Depressive disorders in epilepsy

Introduction

Overview

The authors provide a summary of the most common manifestations and complications and review the basic principles of management of depressive disorders in epilepsy. They review some of the pivotal aspects of the pathophysiology and highlight common pathogenic mechanisms that may be operant in epilepsy and depressive disorders, which may explain the bidirectional relationship that exists between these conditions.

Key points

Depressive disorders are the most frequent psychiatric comorbidity in patients with epilepsy.

Depression in patients with epilepsy can present with atypical clinical manifestations that fail to meet diagnostic criteria included in the Diagnostic and Statistical Manual of Mental Disorders.

Depressive disorders are likely to worsen the quality of life of patients with epilepsy, increase the suicidal risk of patients, worsen their tolerance of antiepileptic drugs, and increase the economic burden on their family and society.

Patients with epilepsy and a comorbid depression are more likely to suffer from treatment-resistant epilepsy, and patients with temporal lobe epilepsy undergoing epilepsy surgery are less likely to achieve full remission of auras following epilepsy surgery.

A bidirectional relationship exists between depressive disorders and epilepsy, which is probably the expression of the existence of common pathogenic mechanisms operant in both disorders and explains the high comorbidity of the two conditions.

The treatment modalities used in the management of primary depressive disorders can be applied to the management of patients with epilepsy.

Historical note and terminology

The close and complex relationship between depressive disorders and epilepsy has recognized for 26 centuries, when Hippocrates wrote: “melancholics become epileptics and epileptics melancholics.” In that statement, Hippocrates suggested the existence of a bidirectional relationship between the two disorders whereby “having depression increases the risk of developing epilepsy and vice-versa.” This observation was confirmed in population-based studies performed in the 20th and 21Ist centuries.
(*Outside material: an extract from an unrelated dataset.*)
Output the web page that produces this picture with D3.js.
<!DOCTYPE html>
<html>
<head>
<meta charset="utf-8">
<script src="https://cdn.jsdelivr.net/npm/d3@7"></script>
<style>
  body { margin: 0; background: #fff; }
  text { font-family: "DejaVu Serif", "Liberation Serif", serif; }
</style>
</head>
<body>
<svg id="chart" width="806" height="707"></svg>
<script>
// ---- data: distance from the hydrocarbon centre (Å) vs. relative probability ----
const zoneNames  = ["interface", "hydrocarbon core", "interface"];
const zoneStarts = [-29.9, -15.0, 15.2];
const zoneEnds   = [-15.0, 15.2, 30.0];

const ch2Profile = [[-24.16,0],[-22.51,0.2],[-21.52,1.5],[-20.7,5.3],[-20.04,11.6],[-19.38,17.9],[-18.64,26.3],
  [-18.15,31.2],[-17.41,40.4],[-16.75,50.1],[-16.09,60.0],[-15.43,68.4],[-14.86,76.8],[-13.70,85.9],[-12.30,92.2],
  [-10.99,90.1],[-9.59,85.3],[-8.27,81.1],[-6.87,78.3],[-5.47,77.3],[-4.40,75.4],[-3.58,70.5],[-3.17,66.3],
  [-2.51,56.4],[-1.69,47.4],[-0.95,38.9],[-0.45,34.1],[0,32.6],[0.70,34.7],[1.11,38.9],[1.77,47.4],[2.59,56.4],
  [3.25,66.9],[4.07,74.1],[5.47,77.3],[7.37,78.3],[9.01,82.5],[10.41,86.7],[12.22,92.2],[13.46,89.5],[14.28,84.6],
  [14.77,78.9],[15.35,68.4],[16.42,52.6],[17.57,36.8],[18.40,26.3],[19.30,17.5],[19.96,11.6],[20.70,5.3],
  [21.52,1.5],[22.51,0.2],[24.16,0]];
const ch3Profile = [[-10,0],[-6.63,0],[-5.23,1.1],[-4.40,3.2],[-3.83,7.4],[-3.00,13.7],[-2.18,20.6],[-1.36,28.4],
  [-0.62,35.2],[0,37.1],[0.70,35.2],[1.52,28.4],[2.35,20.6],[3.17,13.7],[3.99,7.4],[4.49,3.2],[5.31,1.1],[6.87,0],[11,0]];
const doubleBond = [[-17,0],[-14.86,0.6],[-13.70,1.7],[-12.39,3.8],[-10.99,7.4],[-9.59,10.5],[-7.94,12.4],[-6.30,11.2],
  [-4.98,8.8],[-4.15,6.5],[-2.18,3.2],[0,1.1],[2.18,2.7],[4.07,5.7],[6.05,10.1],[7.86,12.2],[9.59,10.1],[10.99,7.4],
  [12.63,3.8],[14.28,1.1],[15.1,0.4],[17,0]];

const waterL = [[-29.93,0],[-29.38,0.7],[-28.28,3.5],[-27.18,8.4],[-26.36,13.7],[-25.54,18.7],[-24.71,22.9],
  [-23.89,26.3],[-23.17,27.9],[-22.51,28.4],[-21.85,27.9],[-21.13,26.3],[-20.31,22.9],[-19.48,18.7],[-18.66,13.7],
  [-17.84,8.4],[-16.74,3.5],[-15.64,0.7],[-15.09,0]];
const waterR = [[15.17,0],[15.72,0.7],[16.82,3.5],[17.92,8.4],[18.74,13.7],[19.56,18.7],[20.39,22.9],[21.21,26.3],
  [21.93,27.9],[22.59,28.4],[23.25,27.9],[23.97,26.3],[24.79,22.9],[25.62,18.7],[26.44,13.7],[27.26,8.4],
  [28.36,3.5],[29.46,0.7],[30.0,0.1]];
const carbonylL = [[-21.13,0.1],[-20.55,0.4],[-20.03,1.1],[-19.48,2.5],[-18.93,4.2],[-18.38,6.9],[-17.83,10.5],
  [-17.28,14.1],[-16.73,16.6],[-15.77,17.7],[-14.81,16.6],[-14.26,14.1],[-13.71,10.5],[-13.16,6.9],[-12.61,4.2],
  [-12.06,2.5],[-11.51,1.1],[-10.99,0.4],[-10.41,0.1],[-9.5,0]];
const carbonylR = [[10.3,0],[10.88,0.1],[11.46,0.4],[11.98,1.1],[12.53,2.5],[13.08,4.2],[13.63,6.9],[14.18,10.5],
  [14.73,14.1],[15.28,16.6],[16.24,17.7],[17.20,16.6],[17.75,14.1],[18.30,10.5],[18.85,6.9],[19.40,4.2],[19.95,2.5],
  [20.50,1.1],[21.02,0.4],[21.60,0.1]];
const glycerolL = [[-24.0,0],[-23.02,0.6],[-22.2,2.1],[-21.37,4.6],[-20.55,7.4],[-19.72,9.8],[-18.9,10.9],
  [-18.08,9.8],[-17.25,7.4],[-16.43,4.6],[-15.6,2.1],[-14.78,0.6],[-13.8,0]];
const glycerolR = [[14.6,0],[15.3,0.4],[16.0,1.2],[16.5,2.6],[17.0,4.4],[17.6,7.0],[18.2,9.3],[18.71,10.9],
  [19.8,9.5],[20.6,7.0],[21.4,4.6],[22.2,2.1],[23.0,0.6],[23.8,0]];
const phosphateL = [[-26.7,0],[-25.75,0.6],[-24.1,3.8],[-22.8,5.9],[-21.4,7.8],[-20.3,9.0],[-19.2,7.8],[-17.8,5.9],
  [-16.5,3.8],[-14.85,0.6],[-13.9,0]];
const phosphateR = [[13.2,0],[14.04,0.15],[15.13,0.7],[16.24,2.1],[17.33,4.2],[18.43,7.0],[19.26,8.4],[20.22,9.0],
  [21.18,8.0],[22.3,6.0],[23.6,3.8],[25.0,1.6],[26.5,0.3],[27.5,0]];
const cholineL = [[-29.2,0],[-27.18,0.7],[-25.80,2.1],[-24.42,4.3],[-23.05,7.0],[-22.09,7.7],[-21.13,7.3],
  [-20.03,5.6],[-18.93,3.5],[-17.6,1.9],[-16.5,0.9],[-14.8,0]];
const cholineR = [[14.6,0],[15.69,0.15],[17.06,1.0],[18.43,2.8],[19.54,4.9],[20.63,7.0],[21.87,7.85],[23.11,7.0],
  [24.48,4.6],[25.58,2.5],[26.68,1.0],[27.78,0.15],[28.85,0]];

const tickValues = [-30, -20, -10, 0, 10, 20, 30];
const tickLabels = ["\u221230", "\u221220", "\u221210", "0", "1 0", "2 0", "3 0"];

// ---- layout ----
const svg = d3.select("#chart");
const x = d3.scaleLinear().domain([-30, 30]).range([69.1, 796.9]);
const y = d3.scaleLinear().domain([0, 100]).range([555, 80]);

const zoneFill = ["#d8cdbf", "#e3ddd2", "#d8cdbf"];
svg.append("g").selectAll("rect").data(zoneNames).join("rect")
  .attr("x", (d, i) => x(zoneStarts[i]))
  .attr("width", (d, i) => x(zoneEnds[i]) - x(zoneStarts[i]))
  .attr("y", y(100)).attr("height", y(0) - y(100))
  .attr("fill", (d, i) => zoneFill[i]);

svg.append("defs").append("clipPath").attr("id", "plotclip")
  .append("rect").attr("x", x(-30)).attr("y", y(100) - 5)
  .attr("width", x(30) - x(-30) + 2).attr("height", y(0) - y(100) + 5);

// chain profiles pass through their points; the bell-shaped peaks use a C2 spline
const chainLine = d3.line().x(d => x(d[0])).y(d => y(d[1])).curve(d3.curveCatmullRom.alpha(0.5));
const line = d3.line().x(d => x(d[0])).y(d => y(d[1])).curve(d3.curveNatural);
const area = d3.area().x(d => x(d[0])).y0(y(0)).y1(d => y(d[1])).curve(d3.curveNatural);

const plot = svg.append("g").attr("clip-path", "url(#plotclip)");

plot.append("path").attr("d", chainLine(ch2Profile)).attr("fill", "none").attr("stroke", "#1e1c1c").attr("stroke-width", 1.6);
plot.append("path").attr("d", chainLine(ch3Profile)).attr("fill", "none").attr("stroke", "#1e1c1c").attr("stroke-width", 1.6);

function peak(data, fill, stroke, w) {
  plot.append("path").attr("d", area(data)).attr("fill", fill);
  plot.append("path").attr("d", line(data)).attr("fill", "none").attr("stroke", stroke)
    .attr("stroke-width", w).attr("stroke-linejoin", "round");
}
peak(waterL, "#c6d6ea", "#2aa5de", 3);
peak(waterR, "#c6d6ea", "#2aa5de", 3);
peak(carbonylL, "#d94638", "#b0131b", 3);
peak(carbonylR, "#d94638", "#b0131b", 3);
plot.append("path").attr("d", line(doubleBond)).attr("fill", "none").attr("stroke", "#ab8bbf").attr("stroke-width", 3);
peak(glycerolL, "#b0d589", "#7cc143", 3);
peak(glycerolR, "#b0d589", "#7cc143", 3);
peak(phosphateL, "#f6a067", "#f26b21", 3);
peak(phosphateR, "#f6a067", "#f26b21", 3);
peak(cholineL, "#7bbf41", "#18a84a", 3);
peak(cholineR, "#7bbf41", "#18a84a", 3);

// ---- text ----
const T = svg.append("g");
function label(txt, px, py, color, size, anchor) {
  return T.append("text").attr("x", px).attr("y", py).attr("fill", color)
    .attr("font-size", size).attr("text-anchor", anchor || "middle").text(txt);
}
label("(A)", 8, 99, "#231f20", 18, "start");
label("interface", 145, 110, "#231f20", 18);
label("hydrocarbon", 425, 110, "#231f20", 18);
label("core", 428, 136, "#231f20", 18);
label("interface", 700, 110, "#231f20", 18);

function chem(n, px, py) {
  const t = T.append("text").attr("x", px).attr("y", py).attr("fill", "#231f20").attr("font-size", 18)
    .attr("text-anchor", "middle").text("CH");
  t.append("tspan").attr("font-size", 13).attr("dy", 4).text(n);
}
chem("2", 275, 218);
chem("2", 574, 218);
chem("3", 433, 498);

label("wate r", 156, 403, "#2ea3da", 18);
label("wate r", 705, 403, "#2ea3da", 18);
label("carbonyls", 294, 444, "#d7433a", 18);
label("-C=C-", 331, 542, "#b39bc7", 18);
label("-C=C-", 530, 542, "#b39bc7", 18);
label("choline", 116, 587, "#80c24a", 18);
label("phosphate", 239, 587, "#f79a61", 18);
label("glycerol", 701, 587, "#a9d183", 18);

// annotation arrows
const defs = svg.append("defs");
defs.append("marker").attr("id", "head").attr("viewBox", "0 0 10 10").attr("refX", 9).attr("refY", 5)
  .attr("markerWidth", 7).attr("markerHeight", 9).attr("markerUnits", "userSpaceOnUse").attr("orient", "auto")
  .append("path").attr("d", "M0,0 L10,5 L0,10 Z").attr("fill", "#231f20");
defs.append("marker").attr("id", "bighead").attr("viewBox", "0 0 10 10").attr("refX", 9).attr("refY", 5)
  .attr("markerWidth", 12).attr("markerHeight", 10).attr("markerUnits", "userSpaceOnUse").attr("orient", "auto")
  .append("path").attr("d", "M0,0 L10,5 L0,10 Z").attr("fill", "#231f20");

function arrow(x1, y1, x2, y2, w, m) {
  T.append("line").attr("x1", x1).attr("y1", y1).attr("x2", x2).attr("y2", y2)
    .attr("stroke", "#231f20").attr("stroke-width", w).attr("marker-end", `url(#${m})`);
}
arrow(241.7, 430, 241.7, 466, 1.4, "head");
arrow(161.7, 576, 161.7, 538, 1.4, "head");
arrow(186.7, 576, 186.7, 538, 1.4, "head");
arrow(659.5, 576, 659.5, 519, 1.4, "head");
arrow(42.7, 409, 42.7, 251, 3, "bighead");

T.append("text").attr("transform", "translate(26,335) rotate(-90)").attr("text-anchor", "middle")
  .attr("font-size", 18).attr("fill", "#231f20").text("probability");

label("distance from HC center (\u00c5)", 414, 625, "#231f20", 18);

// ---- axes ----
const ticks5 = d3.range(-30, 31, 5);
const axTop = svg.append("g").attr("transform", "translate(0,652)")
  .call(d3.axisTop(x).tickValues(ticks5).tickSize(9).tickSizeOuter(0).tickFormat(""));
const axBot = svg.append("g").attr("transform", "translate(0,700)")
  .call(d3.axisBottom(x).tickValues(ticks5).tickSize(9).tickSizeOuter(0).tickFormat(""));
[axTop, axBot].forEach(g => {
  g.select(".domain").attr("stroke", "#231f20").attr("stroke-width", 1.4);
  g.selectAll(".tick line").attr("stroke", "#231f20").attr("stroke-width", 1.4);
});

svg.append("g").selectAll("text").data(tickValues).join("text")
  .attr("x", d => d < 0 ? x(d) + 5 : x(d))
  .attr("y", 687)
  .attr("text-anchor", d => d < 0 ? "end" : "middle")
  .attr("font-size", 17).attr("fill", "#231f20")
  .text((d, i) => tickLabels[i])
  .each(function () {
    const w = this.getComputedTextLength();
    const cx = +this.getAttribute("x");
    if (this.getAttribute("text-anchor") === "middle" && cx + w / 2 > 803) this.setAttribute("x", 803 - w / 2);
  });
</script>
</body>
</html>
The advent of modern psychiatry recognized the clinical similarities between depressive disorders of patients with epilepsy and primary depressive disorders. Yet, in 1923 Kraepelin suggested that depressive disorders in patients with epilepsy could also have a pleomorphic presentation that included symptoms of depression, anxiety, irritability, and pain as well as hypomanic symptoms, all of which increased in severity during the peri-ictal period (eg, preceding or following a seizure). These observations were confirmed by Bleuler in the 1940s and Gastaut 10 years later. Blumer coined the term of “interictal dysphoric disorder of epilepsy” to describe this form of depression in patients with epilepsy (10). Other authors have suggested that this form of depression is not specific to patients with epilepsy, as it has been identified in patients with migraine (69).